→ **Required task**: Below, locate the line that contains "What TikZ code". Repeat exactly from that line to the line that contains "(0,0) rectangle (835,592);", inclusive, leaving out the pictures.

....

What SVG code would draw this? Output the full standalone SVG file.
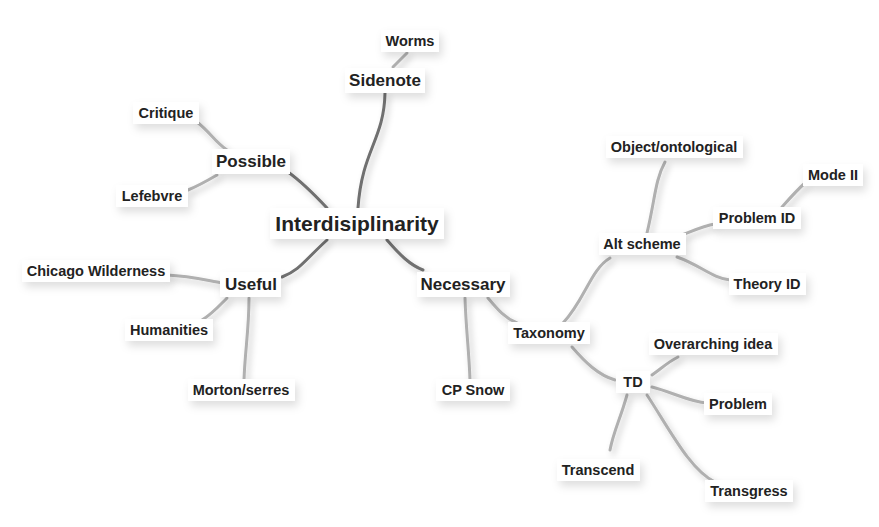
<svg xmlns="http://www.w3.org/2000/svg" width="879" height="527" viewBox="0 0 879 527">
<style>
text{font-family:"Liberation Sans",Arial,sans-serif;font-weight:bold;fill:#222;text-anchor:middle;dominant-baseline:central}
.root{font-size:21px}
.main{font-size:17px}
.leaf{font-size:14.5px}
.box{fill:#fff}
.c{fill:none;stroke-linecap:round}
.m{stroke:#6f6f6f;stroke-width:3}
.l{stroke:#b0b0b0;stroke-width:3}
</style>
<defs>
<filter id="sh" x="-20%" y="-20%" width="140%" height="160%">
<feDropShadow dx="3" dy="4" stdDeviation="3" flood-color="#000" flood-opacity="0.22"/>
</filter>
<filter id="bs" x="-30%" y="-40%" width="160%" height="200%">
<feDropShadow dx="3" dy="5" stdDeviation="4" flood-color="#000" flood-opacity="0.13"/>
</filter>
</defs>
<rect width="879" height="527" fill="#fff"/>
<g id="connectors" filter="url(#sh)">
<path class="c m" d="M358,208 C362,150 384,140 385,93"/>
<path class="c m" d="M327,208 C312,192 302,182 288,172"/>
<path class="c m" d="M327,240 C305,260 300,270 282,277"/>
<path class="c m" d="M387,240 C400,255 410,265 423,270"/>
<path class="c l" d="M393,67 C398,62 402,58 407,53"/>
<path class="c l" d="M197,122 C210,132 215,142 227,150"/>
<path class="c l" d="M217,175 C205,182 198,186 188,190"/>
<path class="c l" d="M167,275 C190,276 205,280 222,283"/>
<path class="c l" d="M227,298 C218,307 212,314 202,320"/>
<path class="c l" d="M249,298 C249,330 245,350 244,380"/>
<path class="c l" d="M465,298 C466,330 469,350 470,380"/>
<path class="c l" d="M488,298 C498,310 505,318 517,323"/>
<path class="c l" d="M563,323 C585,300 590,270 610,258"/>
<path class="c l" d="M572,347 C585,362 598,375 615,380"/>
<path class="c l" d="M647,233 C655,200 655,180 665,162"/>
<path class="c l" d="M682,235 C695,230 703,226 715,224"/>
<path class="c l" d="M782,207 C790,198 797,190 805,183"/>
<path class="c l" d="M677,257 C700,265 712,278 730,280"/>
<path class="c l" d="M652,375 C662,368 668,362 678,357"/>
<path class="c l" d="M652,387 C672,392 690,402 707,403"/>
<path class="c l" d="M627,395 C620,420 614,430 610,450"/>
<path class="c l" d="M647,395 C670,430 690,470 715,482"/>
</g>
<g id="n-root"><rect class="box" filter="url(#bs)" x="270" y="208" width="174" height="31"/><text class="root" x="357" y="223">Interdisiplinarity</text></g>
<g id="n-sidenote"><rect class="box" filter="url(#bs)" x="345" y="68" width="80" height="25"/><text class="main" x="385" y="80">Sidenote</text></g>
<g id="n-possible"><rect class="box" filter="url(#bs)" x="212" y="149" width="78" height="25"/><text class="main" x="251" y="161">Possible</text></g>
<g id="n-useful"><rect class="box" filter="url(#bs)" x="220" y="272" width="61" height="25"/><text class="main" x="251" y="284">Useful</text></g>
<g id="n-necessary"><rect class="box" filter="url(#bs)" x="417" y="272" width="93" height="25"/><text class="main" x="463" y="284">Necessary</text></g>
<g id="n-worms"><rect class="box" filter="url(#bs)" x="381" y="30" width="58" height="22"/><text class="leaf" x="410" y="41">Worms</text></g>
<g id="n-critique"><rect class="box" filter="url(#bs)" x="133" y="102" width="66" height="22"/><text class="leaf" x="166" y="113">Critique</text></g>
<g id="n-lefebvre"><rect class="box" filter="url(#bs)" x="116" y="185" width="72" height="22"/><text class="leaf" x="152" y="196">Lefebvre</text></g>
<g id="n-chicago"><rect class="box" filter="url(#bs)" x="22" y="260" width="148" height="22"/><text class="leaf" x="96" y="271">Chicago Wilderness</text></g>
<g id="n-humanities"><rect class="box" filter="url(#bs)" x="125" y="319" width="88" height="22"/><text class="leaf" x="169" y="330">Humanities</text></g>
<g id="n-morton"><rect class="box" filter="url(#bs)" x="188" y="379" width="107" height="22"/><text class="leaf" x="241" y="390">Morton/serres</text></g>
<g id="n-cpsnow"><rect class="box" filter="url(#bs)" x="436" y="379" width="74" height="22"/><text class="leaf" x="473" y="390">CP Snow</text></g>
<g id="n-taxonomy"><rect class="box" filter="url(#bs)" x="508" y="322" width="82" height="22"/><text class="leaf" x="549" y="333">Taxonomy</text></g>
<g id="n-alt"><rect class="box" filter="url(#bs)" x="599" y="233" width="87" height="22"/><text class="leaf" x="642" y="244">Alt scheme</text></g>
<g id="n-object"><rect class="box" filter="url(#bs)" x="606" y="136" width="137" height="22"/><text class="leaf" x="674" y="147">Object/ontological</text></g>
<g id="n-problemid"><rect class="box" filter="url(#bs)" x="713" y="207" width="88" height="22"/><text class="leaf" x="757" y="218">Problem ID</text></g>
<g id="n-mode2"><rect class="box" filter="url(#bs)" x="803" y="164" width="60" height="22"/><text class="leaf" x="833" y="175">Mode II</text></g>
<g id="n-theory"><rect class="box" filter="url(#bs)" x="729" y="273" width="77" height="22"/><text class="leaf" x="767" y="284">Theory ID</text></g>
<g id="n-td"><rect class="box" filter="url(#bs)" x="616" y="371" width="34" height="22"/><text class="leaf" x="633" y="382">TD</text></g>
<g id="n-overarching"><rect class="box" filter="url(#bs)" x="649" y="333" width="129" height="22"/><text class="leaf" x="713" y="344">Overarching idea</text></g>
<g id="n-problem"><rect class="box" filter="url(#bs)" x="704" y="393" width="68" height="22"/><text class="leaf" x="738" y="404">Problem</text></g>
<g id="n-transcend"><rect class="box" filter="url(#bs)" x="557" y="459" width="83" height="22"/><text class="leaf" x="598" y="470">Transcend</text></g>
<g id="n-transgress"><rect class="box" filter="url(#bs)" x="705" y="480" width="88" height="22"/><text class="leaf" x="749" y="491">Transgress</text></g>
</svg>
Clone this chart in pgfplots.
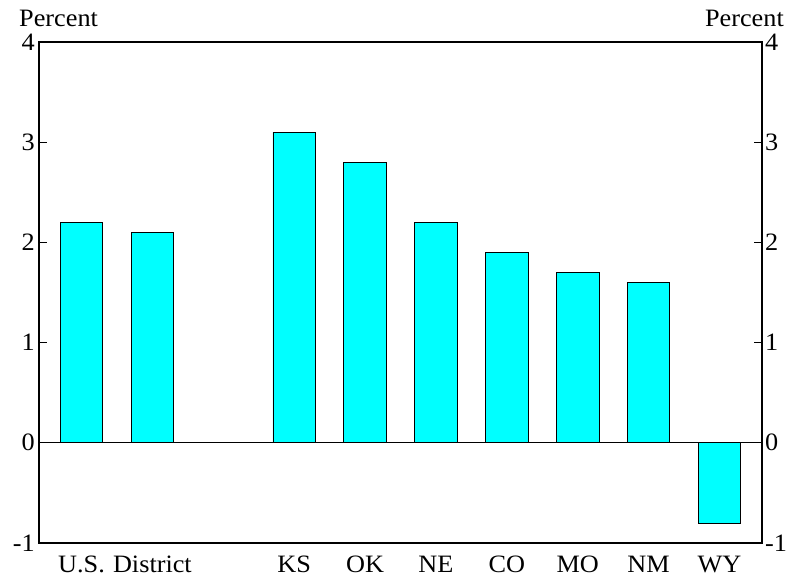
\documentclass[border=0pt]{standalone}
\usepackage{fontspec}
\setmainfont{Liberation Serif}[FakeStretch=1.05]
\usepackage{pgfplots}
\pgfplotsset{compat=1.18}
\usetikzlibrary{calc}
\definecolor{barcyan}{RGB}{0,255,255}
\begin{document}
\begin{tikzpicture}[font=\fontsize{25}{30}\selectfont]
\begin{axis}[
 name=main,
 scale only axis, width=723pt, height=501pt,
 xmin=-0.6, xmax=9.6, ymin=-1, ymax=4,
 xtick={0,1,3,4,5,6,7,8,9},
 xticklabels={U.S.,District,KS,OK,NE,CO,MO,NM,WY},
 x tick style={draw=none},
 ytick={-1,0,1,2,3,4},
 yticklabels={-1,0,1,2,3,4},
 ytick pos=both, yticklabel pos=left,
 tick align=inside, major tick length=8pt,
 y tick style={black, line width=1.3pt},
 axis line style={black, line width=1.5pt},
 xticklabel style={anchor=north, inner sep=0pt, yshift=-5pt},
 yticklabel style={anchor=east, inner sep=0pt, xshift=-4pt},
 ybar, bar width=0.6, bar shift=0pt,
 clip=false,
]
\addplot[fill=barcyan, draw=black, line width=0.8pt] coordinates {(0,2.2) (1,2.1) (3,3.1) (4,2.8) (5,2.2) (6,1.9) (7,1.7) (8,1.6) (9,-0.8)};
\draw[black, line width=1.3pt] (axis cs:-0.6,0) -- (axis cs:9.6,0);
\end{axis}
\begin{axis}[
 scale only axis, width=723pt, height=501pt,
 xmin=-0.6, xmax=9.6, ymin=-1, ymax=4,
 hide x axis,
 axis y line*=right,
 y axis line style={draw=none},
 ytick={-1,0,1,2,3,4}, yticklabels={-1,0,1,2,3,4},
 y tick style={draw=none},
 yticklabel style={anchor=west, inner sep=0pt, xshift=3pt},
]
\addplot[draw=none] coordinates {(0,0)};
\end{axis}
\node[anchor=base west, inner sep=0pt] at ($(main.north west)+(-20pt,15pt)$) {Percent};
\node[anchor=base east, inner sep=0pt] at ($(main.north east)+(22pt,15pt)$) {Percent};
\pgfresetboundingbox
\path[use as bounding box] ($(main.south west)+(-39pt,-34pt)$) rectangle ($(main.north east)+(24pt,42pt)$);
\end{tikzpicture}
\end{document}
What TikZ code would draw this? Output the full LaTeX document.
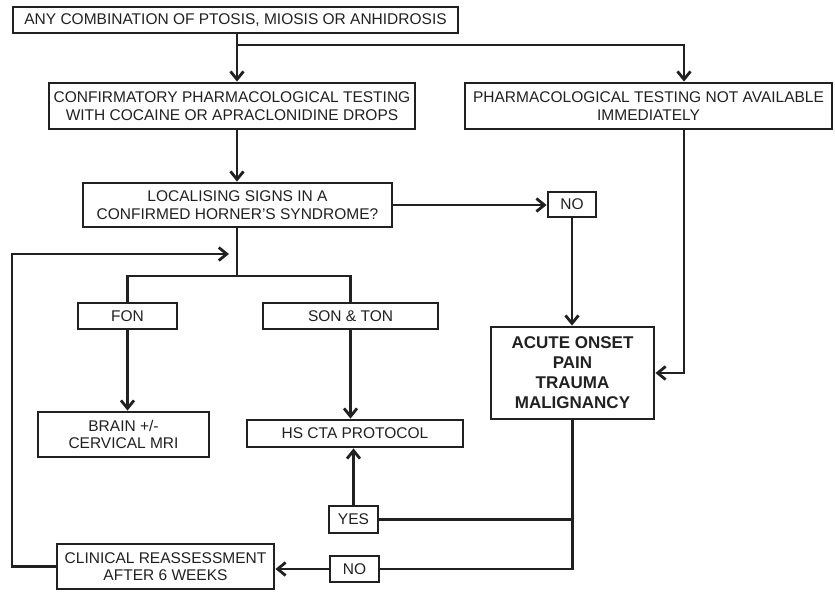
\documentclass[tikz,border=0pt]{standalone}
\usepackage{fontspec}
\setmainfont{Liberation Sans}
\usetikzlibrary{arrows.meta}

\definecolor{ink}{gray}{0.13}

\begin{document}
\begin{tikzpicture}[
    x=1pt, y=-1pt,
    box/.style={
        draw=ink,
        line width=2.8pt,
        align=center,
        inner sep=0pt,
        text=ink,
        font=\fontsize{15.5}{17.5}\selectfont
    },
    line/.style={draw=ink, line width=2.8pt},
    arrow/.style={line, -{Straight Barb[length=8pt, width=13pt, line width=2.8pt]}}
]
\useasboundingbox (0,0) rectangle (835,592);

\node[box, minimum width=445, minimum height=26] (any) at (235.5,20) {ANY COMBINATION OF PTOSIS, MIOSIS OR ANHIDROSIS};
\node[box, minimum width=366, minimum height=46] (conf) at (232,106) {CONFIRMATORY PHARMACOLOGICAL TESTING\\WITH COCAINE OR APRACLONIDINE DROPS};
\node[box, minimum width=367, minimum height=46] (notavail) at (648.5,106) {PHARMACOLOGICAL TESTING NOT AVAILABLE\\IMMEDIATELY};
\node[box, minimum width=309, minimum height=44] (signs) at (237.5,205) {LOCALISING SIGNS IN A\\CONFIRMED HORNER’S SYNDROME?};
\node[box, minimum width=48, minimum height=25] (no1) at (572,204.5) {NO};
\node[box, minimum width=163, minimum height=92, font=\fontsize{17}{20}\selectfont\bfseries] (acute) at (572.5,373) {ACUTE ONSET\\PAIN\\TRAUMA\\MALIGNANCY};
\node[box, minimum width=99, minimum height=26] (fon) at (127.5,316) {FON};
\node[box, minimum width=175, minimum height=26] (sonton) at (350.5,316) {SON \& TON};
\node[box, minimum width=171, minimum height=45] (mri) at (123.5,434.5) {BRAIN +/-\\CERVICAL MRI};
\node[box, minimum width=216, minimum height=27] (cta) at (355,433.5) {HS CTA PROTOCOL};
\node[box, minimum width=49, minimum height=27] (yes) at (353.5,519.5) {YES};
\node[box, minimum width=49, minimum height=26] (no2) at (354.5,569) {NO};
\node[box, minimum width=217, minimum height=45] (review) at (165.5,566.5) {CLINICAL REASSESSMENT\\AFTER 6 WEEKS};

\coordinate (trunk) at (237,45);
\coordinate (rline) at (684,45);
\coordinate (fork) at (237,276);
\coordinate (loop) at (12,254);
\coordinate (reentry) at (229,254);

\draw[arrow] (any.south -| trunk) -- (conf.north -| trunk);
\draw[arrow] (trunk) -- (rline) -- (notavail.north -| rline);
\draw[arrow] (conf.south -| trunk) -- (signs.north -| trunk);
\draw[arrow] (signs.east) -- (signs.east -| no1.west);
\draw[arrow] (no1.south) -- (no1.south |- acute.north);
\draw[arrow] (notavail.south -| rline) |- (acute.east);

\draw[line] (signs.south -| fork) -- (fork);
\draw[line] (fork) -| (fon.north);
\draw[line] (fork) -| (sonton.north);
\draw[arrow] (fon.south) -- (fon.south |- mri.north);
\draw[arrow] (sonton.south) -- (sonton.south |- cta.north);

\draw[line] (acute.south) |- (yes.east);
\draw[line] (acute.south) |- (no2.east);
\draw[arrow] (yes.north) -- (yes.north |- cta.south);
\draw[arrow] (no2.west) -- (no2.west -| review.east);
\draw[arrow] (review.west) -| (loop) -- (reentry);

\end{tikzpicture}
\end{document}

....

→ **Reply to the exercise**:
What TikZ code would draw this? Output the full LaTeX document.
\documentclass[tikz,border=0pt]{standalone}
\usepackage{fontspec}
\setmainfont{Liberation Sans}
\usetikzlibrary{arrows.meta}

\definecolor{ink}{gray}{0.13}

\begin{document}
\begin{tikzpicture}[
    x=1pt, y=-1pt,
    box/.style={
        draw=ink,
        line width=2.8pt,
        align=center,
        inner sep=0pt,
        text=ink,
        font=\fontsize{15.5}{17.5}\selectfont
    },
    line/.style={draw=ink, line width=2.8pt},
    arrow/.style={line, -{Straight Barb[length=8pt, width=13pt, line width=2.8pt]}}
]
\useasboundingbox (0,0) rectangle (835,592);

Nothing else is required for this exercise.